Among all types of buildings, places of worship represent the most challenging projects with the most specific needs, given their historical and aesthetic constraints that discourage invasive and overly visible installations.
These projects usually involve very high spaces, in which conventional heating would entail prohibitive consumption due to the vast volumes of air that would need to be heated. Furthermore, given the intermittent use of these facilities, thermal inertia cannot be leveraged, since these sites are not heated most of the time.
Nonetheless, the need for a comfortable environment in this case is an even more indispensable requirement due to the personal, social and meditative functions associated with these venues.
Consequently, on the one hand, heating a church requires high peaks of thermal performance, while on the other hand, careful attention must be paid in order to heat only useful areas and keep down costs.
Unsurprisingly, in recent years radiant technology has become the preferred solution for places of worship.
- While consuming less than half the amount of energy compared to conventional technologies, radiant systems make people feel toasty warm, pleasantly heating their bodies in a direct manner.
- Heat radiated even from great heights does not coalesce near the top, but drops down to man-height, where it is pleasantly perceived by the congregation.
- A radiant heating system does not take long to be activated and heats people almost instantaneously.
- By virtue of thermal efficiency, radiant systems make it possible to obtain the same personal heating sensation, while offering up to a 70% reduction in consumption compared to conventional units.
- The spot heating function of the system, which localizes areas with differing degrees of hot and cold, or even shuts off the equipment in certain areas, allows considerable savings, especially in areas where daily functions are seldom carried out. This means that it would not be cost-effective to heat the entire environment.

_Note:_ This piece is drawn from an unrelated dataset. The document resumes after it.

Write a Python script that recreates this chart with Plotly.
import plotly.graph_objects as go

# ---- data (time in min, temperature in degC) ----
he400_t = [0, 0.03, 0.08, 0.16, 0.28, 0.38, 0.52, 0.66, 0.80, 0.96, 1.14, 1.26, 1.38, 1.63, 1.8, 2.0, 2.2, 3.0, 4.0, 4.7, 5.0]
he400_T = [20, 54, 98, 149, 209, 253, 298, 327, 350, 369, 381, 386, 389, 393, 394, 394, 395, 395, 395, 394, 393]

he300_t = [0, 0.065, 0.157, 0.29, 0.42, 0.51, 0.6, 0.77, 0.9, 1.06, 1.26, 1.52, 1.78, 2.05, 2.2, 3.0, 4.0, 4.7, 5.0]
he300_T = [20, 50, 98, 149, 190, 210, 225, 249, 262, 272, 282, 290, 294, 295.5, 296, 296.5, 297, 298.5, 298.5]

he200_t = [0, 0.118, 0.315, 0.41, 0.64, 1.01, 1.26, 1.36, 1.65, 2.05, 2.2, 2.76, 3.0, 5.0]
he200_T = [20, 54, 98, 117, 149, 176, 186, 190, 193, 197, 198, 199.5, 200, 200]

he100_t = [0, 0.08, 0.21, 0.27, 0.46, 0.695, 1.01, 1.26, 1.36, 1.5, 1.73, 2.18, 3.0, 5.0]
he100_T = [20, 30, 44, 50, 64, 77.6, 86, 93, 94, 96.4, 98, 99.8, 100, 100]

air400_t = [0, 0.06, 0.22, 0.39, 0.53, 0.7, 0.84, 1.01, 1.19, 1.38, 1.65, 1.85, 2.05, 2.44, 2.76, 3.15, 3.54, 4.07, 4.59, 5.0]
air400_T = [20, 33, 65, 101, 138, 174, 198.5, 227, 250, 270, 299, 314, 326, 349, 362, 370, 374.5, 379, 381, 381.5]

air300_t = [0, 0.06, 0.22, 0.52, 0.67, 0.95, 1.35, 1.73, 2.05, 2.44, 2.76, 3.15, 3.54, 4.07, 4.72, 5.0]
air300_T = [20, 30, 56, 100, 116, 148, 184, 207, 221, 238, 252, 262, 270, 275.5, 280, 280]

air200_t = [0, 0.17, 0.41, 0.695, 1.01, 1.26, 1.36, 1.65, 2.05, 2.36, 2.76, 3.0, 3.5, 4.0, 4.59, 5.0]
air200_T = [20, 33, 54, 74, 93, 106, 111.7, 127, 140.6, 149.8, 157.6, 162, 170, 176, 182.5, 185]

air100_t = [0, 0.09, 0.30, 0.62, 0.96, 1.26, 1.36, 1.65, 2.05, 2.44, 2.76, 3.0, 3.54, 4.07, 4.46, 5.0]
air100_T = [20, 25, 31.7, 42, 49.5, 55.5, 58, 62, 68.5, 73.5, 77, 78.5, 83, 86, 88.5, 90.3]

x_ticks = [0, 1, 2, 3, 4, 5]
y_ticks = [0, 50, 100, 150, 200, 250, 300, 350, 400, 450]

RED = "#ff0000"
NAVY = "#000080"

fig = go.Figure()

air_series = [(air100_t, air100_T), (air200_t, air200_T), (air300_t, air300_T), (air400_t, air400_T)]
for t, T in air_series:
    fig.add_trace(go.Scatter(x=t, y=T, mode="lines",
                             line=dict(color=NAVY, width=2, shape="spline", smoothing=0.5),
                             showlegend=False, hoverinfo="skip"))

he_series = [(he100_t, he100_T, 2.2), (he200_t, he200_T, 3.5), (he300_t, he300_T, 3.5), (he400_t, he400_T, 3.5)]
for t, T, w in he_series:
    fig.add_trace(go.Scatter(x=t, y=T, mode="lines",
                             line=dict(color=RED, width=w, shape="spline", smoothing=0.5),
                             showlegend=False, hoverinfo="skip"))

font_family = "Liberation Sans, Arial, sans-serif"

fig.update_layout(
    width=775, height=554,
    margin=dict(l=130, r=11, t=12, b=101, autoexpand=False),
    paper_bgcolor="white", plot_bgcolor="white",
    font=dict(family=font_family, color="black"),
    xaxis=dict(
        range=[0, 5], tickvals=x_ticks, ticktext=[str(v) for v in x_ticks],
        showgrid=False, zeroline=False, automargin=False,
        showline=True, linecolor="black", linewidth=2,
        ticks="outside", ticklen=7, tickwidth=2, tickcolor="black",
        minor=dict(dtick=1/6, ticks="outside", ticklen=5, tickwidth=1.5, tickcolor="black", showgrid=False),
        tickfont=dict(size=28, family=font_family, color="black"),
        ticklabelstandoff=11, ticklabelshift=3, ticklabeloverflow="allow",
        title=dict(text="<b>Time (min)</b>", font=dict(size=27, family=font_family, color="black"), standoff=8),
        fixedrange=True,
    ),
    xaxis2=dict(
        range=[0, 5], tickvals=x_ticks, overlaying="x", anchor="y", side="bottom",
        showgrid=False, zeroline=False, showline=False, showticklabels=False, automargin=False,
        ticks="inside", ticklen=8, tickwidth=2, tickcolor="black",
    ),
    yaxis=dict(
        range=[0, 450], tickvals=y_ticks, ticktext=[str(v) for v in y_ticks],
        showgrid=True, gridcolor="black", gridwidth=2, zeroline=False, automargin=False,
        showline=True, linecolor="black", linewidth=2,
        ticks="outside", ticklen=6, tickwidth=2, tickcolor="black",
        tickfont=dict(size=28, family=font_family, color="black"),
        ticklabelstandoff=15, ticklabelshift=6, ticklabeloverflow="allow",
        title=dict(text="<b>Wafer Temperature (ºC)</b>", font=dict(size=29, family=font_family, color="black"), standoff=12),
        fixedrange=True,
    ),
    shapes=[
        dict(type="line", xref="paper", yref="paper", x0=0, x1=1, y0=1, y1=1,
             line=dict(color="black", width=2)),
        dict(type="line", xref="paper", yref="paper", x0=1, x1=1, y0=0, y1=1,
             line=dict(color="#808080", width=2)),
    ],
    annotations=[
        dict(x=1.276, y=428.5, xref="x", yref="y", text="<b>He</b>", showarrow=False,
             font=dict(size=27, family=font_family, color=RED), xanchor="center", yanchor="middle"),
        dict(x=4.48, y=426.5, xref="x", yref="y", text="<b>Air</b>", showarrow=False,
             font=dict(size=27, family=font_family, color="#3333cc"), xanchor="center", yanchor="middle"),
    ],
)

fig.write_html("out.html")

- Given the imposing height of churches, it would be virtually impossible to heat such a building via a technology that must first heat all the air. Radiant technology prevents air masses from accumulating in upper areas where precious heat remains unused.

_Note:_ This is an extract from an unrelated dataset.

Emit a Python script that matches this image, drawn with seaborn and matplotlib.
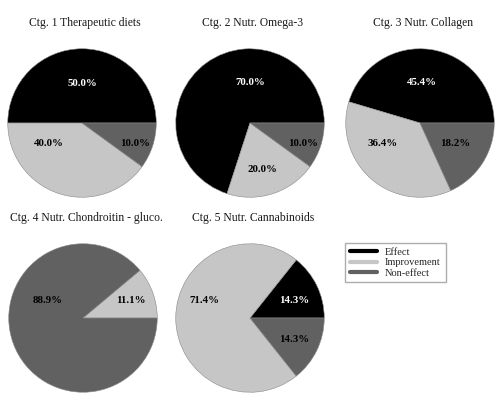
import matplotlib
matplotlib.use("Agg")
import matplotlib.pyplot as plt
from matplotlib.lines import Line2D
import seaborn as sns

sns.set_theme(style="white")
plt.rcParams['font.family'] = ['Liberation Serif', 'DejaVu Serif']

# data
categories = ["Effect", "Improvement", "Non-effect"]
titles = [
    "Ctg. 1 Therapeutic diets",
    "Ctg. 2 Nutr. Omega-3",
    "Ctg. 3 Nutr. Collagen",
    "Ctg. 4 Nutr. Chondroitin - gluco.",
    "Ctg. 5 Nutr. Cannabinoids",
]
ctg1 = [50.0, 40.0, 10.0]
ctg2 = [70.0, 20.0, 10.0]
ctg3 = [45.4, 36.4, 18.2]
ctg4 = [0.0, 11.1, 88.9]
ctg5 = [14.3, 71.4, 14.3]
series = [ctg1, ctg2, ctg3, ctg4, ctg5]

colors = ["#000000", "#c6c6c6", "#616161"]
text_colors = ["white", "black", "black"]

# layout (pixels): pie centres, radius 75
W, H = 503, 400
R = 75
centres = [(82, 123), (250, 123), (420, 123), (83, 318), (250, 318)]
# label placement in radius units (Excel-like best fit)
label_pos = [
    [(0.0, 0.53), (-0.45, -0.27), (0.72, -0.27)],
    [(0.0, 0.55), (0.17, -0.63), (0.71, -0.27)],
    [(0.03, 0.55), (-0.51, -0.27), (0.48, -0.27)],
    [None, (0.65, 0.24), (-0.48, 0.24)],
    [(0.6, 0.24), (-0.61, 0.24), (0.6, -0.29)],
]

fig = plt.figure(figsize=(W / 100, H / 100), dpi=100)

for i, (vals, title) in enumerate(zip(series, titles)):
    cx, cy = centres[i]
    ax = fig.add_axes([(cx - R) / W, 1 - (cy + R) / H, 2 * R / W, 2 * R / H])
    keep = [j for j, v in enumerate(vals) if v > 0]
    wedges, _ = ax.pie([vals[j] for j in keep], colors=[colors[j] for j in keep],
                       startangle=0, counterclock=True, radius=1,
                       wedgeprops=dict(edgecolor="#8a8a8a", linewidth=0.4))
    for j in keep:
        dx, dy = label_pos[i][j]
        ax.text(dx, dy, f"{vals[j]:.1f}%", ha="center", va="center",
                fontsize=7.8, fontweight="bold", color=text_colors[j])
    ax.set_xlim(-1.01, 1.01)
    ax.set_ylim(-1.01, 1.01)
    ax.set_aspect("equal")
    ax.axis("off")
    fig.text((cx + 3) / W, 1 - (cy - 100) / H, title, ha="center", va="center",
             fontsize=8.4, color="#1a1a1a")

handles = [Line2D([0], [0], color=c, lw=3) for c in colors]
fig.legend(handles, categories, loc="upper left",
           bbox_to_anchor=(345 / W, 1 - 243 / H), fontsize=7.5,
           frameon=True, fancybox=False, edgecolor="#999999",
           handlelength=2.6, handletextpad=0.8, labelspacing=0.1,
           borderpad=0.45, borderaxespad=0)

fig.savefig("out.png", dpi=100)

- Radiant energy does not heat air, but people, focusing heat where it is needed. It is not subject to high dissipation, as is the case in hot air technologies, which are affected by openings and dispersions in upper areas.
- Radiant heating also means avoiding convective motion, which, especially in ancient buildings, can raise dust that is harmful to people and artistic artefacts. As a result, the air is kept cleaner and healthier.
- Since there is no air ventilation, a radiant appliance is also totally noise-free, a critical issue in religious sites where unbroken silence is an essential part of the personal experience.
- The installation of a radiant appliance, especially in the case of the Fraccaro models which are tailor-made for places of worship, is reduced to a minimum. This means that they are minimally invasive both structurally and in terms of aesthetics, in cases where architectural intervention is often restricted and camouflaging devices is a legal obligation.
- Both the installation and maintenance of radiant systems are reduced to a minimum, in terms of complexity and time frame, thereby cutting costs for the congregation and eliminating inconvenience in highly sensitive contexts, such as religious communities.